Credo
di essere finito all’angolo di via Roma per partecipare a una
riunione dei lavoratori della Festa in
rosso già dopo pochi giorni dal mio
arrivo a None. Vi ero stato spedito su indicazione di amici comuni,
per compensare il rischio di una frustrazione da trasloco. Venivo da
un paese della Basilicata, ora diventato meta di benestanti
pensionati del nord Europa, e tornavo a un paese, dopo parecchi anni
passati a ridosso della città di Torino. Per di più venivo a None
da adulto, con tutte le difficoltà relazionali che ciò comporta. E
probabilmente avrei patito l’isolamento del lavoratore che torna
nella sua casa “in campagna” per godere della tranquillità
serale e dell’aria buona nel weekend.
Mi
colpì il cartello sulla porta, qualcosa del tipo: “qui si entra
senza bussare”. Tentennai come sempre si fa di fronte a una porta
chiusa oltre la quale c’è un ignoto.Da quel passo è seguito un
impegno che dura da parecchi anni.
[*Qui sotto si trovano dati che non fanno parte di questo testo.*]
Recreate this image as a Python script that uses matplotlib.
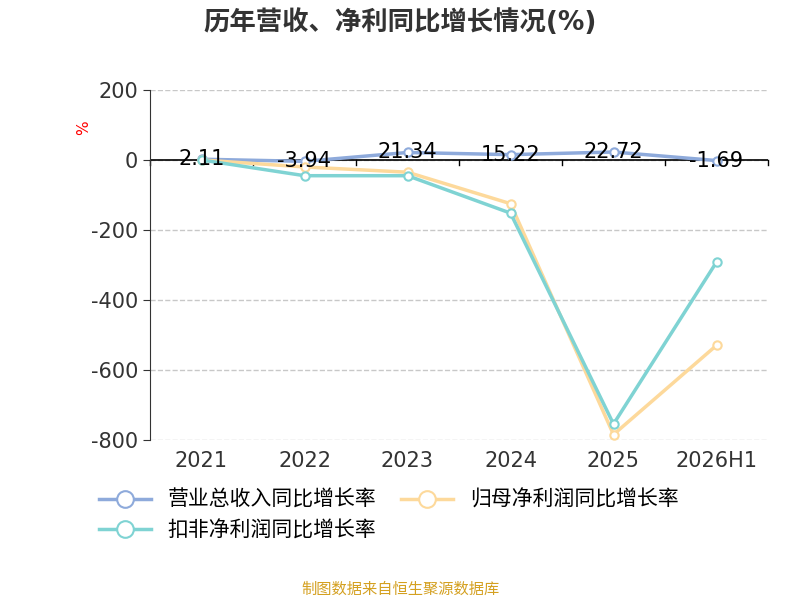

Deve aver funzionato il primo
impatto, l’accoglienza e la curiosità per il mio percorso e la mia
esperienza da parte dei partecipanti a quella prima riunione: Mario
(ricordo di essere rimasto stupito di quanti Mario ci fossero),
Fabrizio, Andrea e altri che non elenco ma che non dimentico.
Se
dovessi dire, con sincerità, la ragione che mi spinge a questo
impegno, dovrei mettere al primo posto la possibilità di sentirmi
parte di una comunità, di condividere un pezzo della mia esistenza
con umanità differenti, come canta Guccini “non si fa a meno di
altre vite […] perché la nostra è sufficiente appena”. Poi a
mente fredda, e con lo spirito rischioso del Don Chisciotte o,
peggio, di Donna Prassede, mi concedo il lusso di compiacermi per il
mio contributo, perché tutto quanto viene fatto in quei giorni di
luglio è destinato a giusta causa, una delle quali è la costruzione
di uno spazio politico che ha come presupposto la partecipazione di
tutti, “da ciascuno secondo le sue capacità”.